How could this happen when there eight candidates competing to fill six places? Well, it seems that three candidates must have turned down the places they were given by the party membership - presumably because they were too low to offer them a chance of becoming an MEP. I haven't yet spoken to Fleur Butler, Spencer Pitfield and Karl Poulsen about what happened, but the absence of all of them from the final Yorkshire list is quite bizarre.
Now, the place will be filled by someone co-opted by the Party Board - essentially meaning members have been denied a choice by those who told them they wanted to be candidates.
It's entirely possible - likely even - that candidates in other regions dropped out due to dissatisfaction, but that it was masked by a reserve being bumped up the list. That there were too many vacancies in Yorkshire for the reserves to make up the numbers is quite shocking.
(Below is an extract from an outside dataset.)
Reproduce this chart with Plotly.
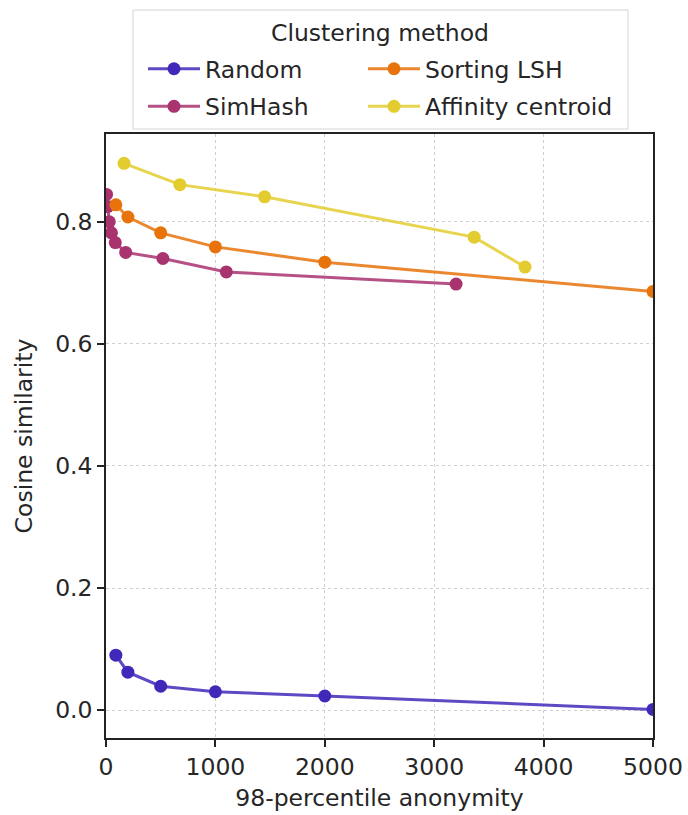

A quirk of party rules means that if you are standing in the European elections, you cannot also become a Prospective Parliamentary Candidate. One can follow the thought process of a candidate who is offered a choice between a no-hope position on the Euro list and a roll of the dice seeking a Parliamentary nomination, but choosing self-interest over the greater good is quite shameful.
Those candidates who have accepted low places on the list should be praised - they will flog around campaigning for the next year with no hope of reward, a great example to rebut the lazy assumption that everyone in politics is out for themselves. They should also be able to stand for Westminster if they so wish, as punishing them for doing the right thing is unfair.
Those candidates who refused to do such essential but unglamorous work should find their search for a nomination elsewhere harder as a result - is there a system to ensure their decision is noted by associations assessing their applications?
The question remains, why were such individuals put forward as candidates in the first place? Honour should be enough to ensure that candidates do not simply bail out when they don't get what they want, but the candidate assessment process should also try to prevent such incidents occurring in the first place.